__Given exercise__:
Without the pictures, set down every line of the data exactly.

━━━━━━

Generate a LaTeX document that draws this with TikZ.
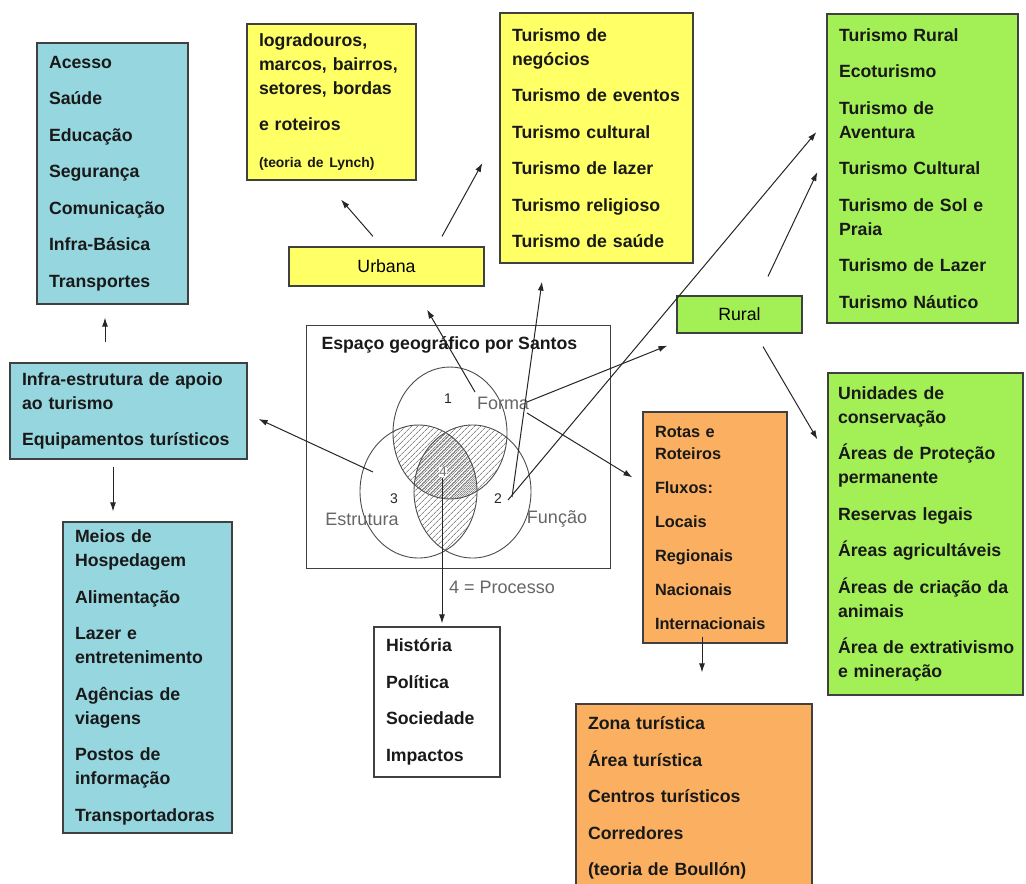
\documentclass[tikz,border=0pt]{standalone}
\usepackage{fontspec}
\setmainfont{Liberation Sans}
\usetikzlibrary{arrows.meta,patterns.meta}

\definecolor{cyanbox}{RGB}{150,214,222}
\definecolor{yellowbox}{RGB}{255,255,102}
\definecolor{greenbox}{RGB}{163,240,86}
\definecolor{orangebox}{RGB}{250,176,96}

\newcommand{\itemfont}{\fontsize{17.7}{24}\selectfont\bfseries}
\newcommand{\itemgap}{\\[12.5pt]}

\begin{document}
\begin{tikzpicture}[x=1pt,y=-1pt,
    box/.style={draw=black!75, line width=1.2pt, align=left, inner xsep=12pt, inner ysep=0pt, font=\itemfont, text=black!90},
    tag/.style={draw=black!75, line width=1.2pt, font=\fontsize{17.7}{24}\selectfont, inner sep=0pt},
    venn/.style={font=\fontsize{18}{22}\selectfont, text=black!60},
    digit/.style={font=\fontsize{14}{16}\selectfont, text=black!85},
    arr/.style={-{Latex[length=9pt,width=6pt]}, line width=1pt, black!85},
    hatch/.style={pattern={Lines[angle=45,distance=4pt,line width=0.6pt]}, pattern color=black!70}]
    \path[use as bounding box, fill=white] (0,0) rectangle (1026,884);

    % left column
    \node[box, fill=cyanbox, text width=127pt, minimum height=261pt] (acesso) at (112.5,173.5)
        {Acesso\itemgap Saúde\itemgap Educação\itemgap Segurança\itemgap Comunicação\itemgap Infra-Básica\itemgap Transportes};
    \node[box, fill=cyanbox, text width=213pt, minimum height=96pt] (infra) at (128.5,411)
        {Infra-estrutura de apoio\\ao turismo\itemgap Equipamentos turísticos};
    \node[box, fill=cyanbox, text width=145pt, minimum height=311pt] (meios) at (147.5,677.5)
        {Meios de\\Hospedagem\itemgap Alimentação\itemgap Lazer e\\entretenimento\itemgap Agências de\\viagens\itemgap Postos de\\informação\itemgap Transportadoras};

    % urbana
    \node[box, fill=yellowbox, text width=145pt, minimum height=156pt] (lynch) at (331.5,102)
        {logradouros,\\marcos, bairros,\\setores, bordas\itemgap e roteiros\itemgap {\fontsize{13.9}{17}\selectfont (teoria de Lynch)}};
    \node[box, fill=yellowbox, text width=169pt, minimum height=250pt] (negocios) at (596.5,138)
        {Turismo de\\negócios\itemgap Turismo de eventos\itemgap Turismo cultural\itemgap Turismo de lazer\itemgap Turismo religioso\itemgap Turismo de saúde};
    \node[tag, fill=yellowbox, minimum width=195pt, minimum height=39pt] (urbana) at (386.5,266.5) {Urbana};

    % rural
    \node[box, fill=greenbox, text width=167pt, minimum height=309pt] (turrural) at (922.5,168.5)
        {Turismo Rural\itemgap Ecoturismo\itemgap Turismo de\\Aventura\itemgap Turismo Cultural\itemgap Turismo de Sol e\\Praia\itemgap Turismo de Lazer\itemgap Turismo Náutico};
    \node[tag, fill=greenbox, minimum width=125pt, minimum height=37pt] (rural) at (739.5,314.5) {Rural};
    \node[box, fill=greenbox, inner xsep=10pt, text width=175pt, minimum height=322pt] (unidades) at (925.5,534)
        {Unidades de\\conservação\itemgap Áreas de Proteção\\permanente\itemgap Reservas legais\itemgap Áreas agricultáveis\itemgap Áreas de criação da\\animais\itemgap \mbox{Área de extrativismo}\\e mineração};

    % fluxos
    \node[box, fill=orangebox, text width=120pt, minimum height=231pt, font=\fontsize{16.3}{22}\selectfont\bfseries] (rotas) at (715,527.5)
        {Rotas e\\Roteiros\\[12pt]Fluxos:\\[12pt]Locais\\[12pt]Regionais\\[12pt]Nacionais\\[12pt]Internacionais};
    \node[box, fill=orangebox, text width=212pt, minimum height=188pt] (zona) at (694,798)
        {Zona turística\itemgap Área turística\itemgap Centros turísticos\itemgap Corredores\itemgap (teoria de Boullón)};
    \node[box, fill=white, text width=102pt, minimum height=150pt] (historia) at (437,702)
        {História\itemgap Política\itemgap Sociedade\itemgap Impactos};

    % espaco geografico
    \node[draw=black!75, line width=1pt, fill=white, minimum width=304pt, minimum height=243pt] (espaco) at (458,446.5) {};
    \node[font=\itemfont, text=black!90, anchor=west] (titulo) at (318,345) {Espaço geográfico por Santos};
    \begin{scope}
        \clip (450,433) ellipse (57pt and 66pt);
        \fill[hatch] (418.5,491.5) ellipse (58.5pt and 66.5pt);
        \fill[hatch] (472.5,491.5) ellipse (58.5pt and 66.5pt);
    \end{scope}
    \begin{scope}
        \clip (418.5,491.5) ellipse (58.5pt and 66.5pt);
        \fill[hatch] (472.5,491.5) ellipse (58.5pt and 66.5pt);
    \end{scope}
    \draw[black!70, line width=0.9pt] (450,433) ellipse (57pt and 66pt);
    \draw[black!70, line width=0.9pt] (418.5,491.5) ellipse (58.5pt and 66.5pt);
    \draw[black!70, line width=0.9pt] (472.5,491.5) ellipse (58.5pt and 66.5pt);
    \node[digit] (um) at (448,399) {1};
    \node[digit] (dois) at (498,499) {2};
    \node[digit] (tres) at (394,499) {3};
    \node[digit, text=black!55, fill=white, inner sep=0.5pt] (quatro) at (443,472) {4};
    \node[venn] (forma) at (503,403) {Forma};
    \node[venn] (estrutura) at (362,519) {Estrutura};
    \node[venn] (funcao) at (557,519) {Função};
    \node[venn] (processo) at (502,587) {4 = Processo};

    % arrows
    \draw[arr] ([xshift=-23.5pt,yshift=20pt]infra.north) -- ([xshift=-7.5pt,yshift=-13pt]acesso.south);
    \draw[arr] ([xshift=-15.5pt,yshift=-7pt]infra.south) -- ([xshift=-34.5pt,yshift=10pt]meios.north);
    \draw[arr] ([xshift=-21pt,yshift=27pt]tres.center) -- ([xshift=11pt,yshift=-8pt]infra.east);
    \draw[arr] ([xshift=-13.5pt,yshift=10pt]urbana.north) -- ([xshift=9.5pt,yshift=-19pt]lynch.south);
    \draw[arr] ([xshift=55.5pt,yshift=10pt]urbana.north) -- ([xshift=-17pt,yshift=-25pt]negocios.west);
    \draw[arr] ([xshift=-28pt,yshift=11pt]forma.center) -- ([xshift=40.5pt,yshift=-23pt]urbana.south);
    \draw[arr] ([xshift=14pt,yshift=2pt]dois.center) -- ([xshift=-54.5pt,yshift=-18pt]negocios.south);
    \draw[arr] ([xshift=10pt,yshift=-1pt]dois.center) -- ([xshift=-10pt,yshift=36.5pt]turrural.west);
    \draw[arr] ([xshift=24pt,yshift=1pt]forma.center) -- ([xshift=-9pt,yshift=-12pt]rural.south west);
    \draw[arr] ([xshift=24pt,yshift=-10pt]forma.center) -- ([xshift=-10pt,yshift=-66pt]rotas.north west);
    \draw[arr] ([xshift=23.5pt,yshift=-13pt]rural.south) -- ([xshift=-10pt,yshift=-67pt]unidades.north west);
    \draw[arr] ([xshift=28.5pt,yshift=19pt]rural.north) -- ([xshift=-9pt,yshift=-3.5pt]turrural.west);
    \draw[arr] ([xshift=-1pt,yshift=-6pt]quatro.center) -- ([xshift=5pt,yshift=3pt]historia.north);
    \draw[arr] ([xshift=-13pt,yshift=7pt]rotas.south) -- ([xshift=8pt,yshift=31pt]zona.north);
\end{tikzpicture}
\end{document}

━━━━━━

__The result__:
Generate a LaTeX document that draws this with TikZ.
\documentclass[tikz,border=0pt]{standalone}
\usepackage{fontspec}
\setmainfont{Liberation Sans}
\usetikzlibrary{arrows.meta,patterns.meta}

\definecolor{cyanbox}{RGB}{150,214,222}
\definecolor{yellowbox}{RGB}{255,255,102}
\definecolor{greenbox}{RGB}{163,240,86}
\definecolor{orangebox}{RGB}{250,176,96}

\newcommand{\itemfont}{\fontsize{17.7}{24}\selectfont\bfseries}
\newcommand{\itemgap}{\\[12.5pt]}

\begin{document}
\begin{tikzpicture}[x=1pt,y=-1pt,
    box/.style={draw=black!75, line width=1.2pt, align=left, inner xsep=12pt, inner ysep=0pt, font=\itemfont, text=black!90},
    tag/.style={draw=black!75, line width=1.2pt, font=\fontsize{17.7}{24}\selectfont, inner sep=0pt},
    venn/.style={font=\fontsize{18}{22}\selectfont, text=black!60},
    digit/.style={font=\fontsize{14}{16}\selectfont, text=black!85},
    arr/.style={-{Latex[length=9pt,width=6pt]}, line width=1pt, black!85},
    hatch/.style={pattern={Lines[angle=45,distance=4pt,line width=0.6pt]}, pattern color=black!70}]
    \path[use as bounding box, fill=white] (0,0) rectangle (1026,884);

    % left column
    \node[box, fill=cyanbox, text width=127pt, minimum height=261pt] (acesso) at (112.5,173.5)
        {Acesso\itemgap Saúde\itemgap Educação\itemgap Segurança\itemgap Comunicação\itemgap Infra-Básica\itemgap Transportes};
    \node[box, fill=cyanbox, text width=213pt, minimum height=96pt] (infra) at (128.5,411)
        {Infra-estrutura de apoio\\ao turismo\itemgap Equipamentos turísticos};
    \node[box, fill=cyanbox, text width=145pt, minimum height=311pt] (meios) at (147.5,677.5)
        {Meios de\\Hospedagem\itemgap Alimentação\itemgap Lazer e\\entretenimento\itemgap Agências de\\viagens\itemgap Postos de\\informação\itemgap Transportadoras};

    % urbana
    \node[box, fill=yellowbox, text width=145pt, minimum height=156pt] (lynch) at (331.5,102)
        {logradouros,\\marcos, bairros,\\setores, bordas\itemgap e roteiros\itemgap {\fontsize{13.9}{17}\selectfont (teoria de Lynch)}};
    \node[box, fill=yellowbox, text width=169pt, minimum height=250pt] (negocios) at (596.5,138)
        {Turismo de\\negócios\itemgap Turismo de eventos\itemgap Turismo cultural\itemgap Turismo de lazer\itemgap Turismo religioso\itemgap Turismo de saúde};
    \node[tag, fill=yellowbox, minimum width=195pt, minimum height=39pt] (urbana) at (386.5,266.5) {Urbana};

    % rural
    \node[box, fill=greenbox, text width=167pt, minimum height=309pt] (turrural) at (922.5,168.5)
        {Turismo Rural\itemgap Ecoturismo\itemgap Turismo de\\Aventura\itemgap Turismo Cultural\itemgap Turismo de Sol e\\Praia\itemgap Turismo de Lazer\itemgap Turismo Náutico};
    \node[tag, fill=greenbox, minimum width=125pt, minimum height=37pt] (rural) at (739.5,314.5) {Rural};
    \node[box, fill=greenbox, inner xsep=10pt, text width=175pt, minimum height=322pt] (unidades) at (925.5,534)
        {Unidades de\\conservação\itemgap Áreas de Proteção\\permanente\itemgap Reservas legais\itemgap Áreas agricultáveis\itemgap Áreas de criação da\\animais\itemgap \mbox{Área de extrativismo}\\e mineração};

    % fluxos
    \node[box, fill=orangebox, text width=120pt, minimum height=231pt, font=\fontsize{16.3}{22}\selectfont\bfseries] (rotas) at (715,527.5)
        {Rotas e\\Roteiros\\[12pt]Fluxos:\\[12pt]Locais\\[12pt]Regionais\\[12pt]Nacionais\\[12pt]Internacionais};
    \node[box, fill=orangebox, text width=212pt, minimum height=188pt] (zona) at (694,798)
        {Zona turística\itemgap Área turística\itemgap Centros turísticos\itemgap Corredores\itemgap (teoria de Boullón)};
    \node[box, fill=white, text width=102pt, minimum height=150pt] (historia) at (437,702)
        {História\itemgap Política\itemgap Sociedade\itemgap Impactos};

    % espaco geografico
    \node[draw=black!75, line width=1pt, fill=white, minimum width=304pt, minimum height=243pt] (espaco) at (458,446.5) {};
    \node[font=\itemfont, text=black!90, anchor=west] (titulo) at (318,345) {Espaço geográfico por Santos};
    \begin{scope}
        \clip (450,433) ellipse (57pt and 66pt);
        \fill[hatch] (418.5,491.5) ellipse (58.5pt and 66.5pt);
        \fill[hatch] (472.5,491.5) ellipse (58.5pt and 66.5pt);
    \end{scope}
    \begin{scope}
        \clip (418.5,491.5) ellipse (58.5pt and 66.5pt);
        \fill[hatch] (472.5,491.5) ellipse (58.5pt and 66.5pt);
    \end{scope}
    \draw[black!70, line width=0.9pt] (450,433) ellipse (57pt and 66pt);
    \draw[black!70, line width=0.9pt] (418.5,491.5) ellipse (58.5pt and 66.5pt);
    \draw[black!70, line width=0.9pt] (472.5,491.5) ellipse (58.5pt and 66.5pt);
    \node[digit] (um) at (448,399) {1};
    \node[digit] (dois) at (498,499) {2};
    \node[digit] (tres) at (394,499) {3};
    \node[digit, text=black!55, fill=white, inner sep=0.5pt] (quatro) at (443,472) {4};
    \node[venn] (forma) at (503,403) {Forma};
    \node[venn] (estrutura) at (362,519) {Estrutura};
    \node[venn] (funcao) at (557,519) {Função};
    \node[venn] (processo) at (502,587) {4 = Processo};

    % arrows
    \draw[arr] ([xshift=-23.5pt,yshift=20pt]infra.north) -- ([xshift=-7.5pt,yshift=-13pt]acesso.south);
    \draw[arr] ([xshift=-15.5pt,yshift=-7pt]infra.south) -- ([xshift=-34.5pt,yshift=10pt]meios.north);
    \draw[arr] ([xshift=-21pt,yshift=27pt]tres.center) -- ([xshift=11pt,yshift=-8pt]infra.east);
    \draw[arr] ([xshift=-13.5pt,yshift=10pt]urbana.north) -- ([xshift=9.5pt,yshift=-19pt]lynch.south);
    \draw[arr] ([xshift=55.5pt,yshift=10pt]urbana.north) -- ([xshift=-17pt,yshift=-25pt]negocios.west);
    \draw[arr] ([xshift=-28pt,yshift=11pt]forma.center) -- ([xshift=40.5pt,yshift=-23pt]urbana.south);
    \draw[arr] ([xshift=14pt,yshift=2pt]dois.center) -- ([xshift=-54.5pt,yshift=-18pt]negocios.south);
    \draw[arr] ([xshift=10pt,yshift=-1pt]dois.center) -- ([xshift=-10pt,yshift=36.5pt]turrural.west);
    \draw[arr] ([xshift=24pt,yshift=1pt]forma.center) -- ([xshift=-9pt,yshift=-12pt]rural.south west);
    \draw[arr] ([xshift=24pt,yshift=-10pt]forma.center) -- ([xshift=-10pt,yshift=-66pt]rotas.north west);
    \draw[arr] ([xshift=23.5pt,yshift=-13pt]rural.south) -- ([xshift=-10pt,yshift=-67pt]unidades.north west);
    \draw[arr] ([xshift=28.5pt,yshift=19pt]rural.north) -- ([xshift=-9pt,yshift=-3.5pt]turrural.west);
    \draw[arr] ([xshift=-1pt,yshift=-6pt]quatro.center) -- ([xshift=5pt,yshift=3pt]historia.north);
    \draw[arr] ([xshift=-13pt,yshift=7pt]rotas.south) -- ([xshift=8pt,yshift=31pt]zona.north);
\end{tikzpicture}
\end{document}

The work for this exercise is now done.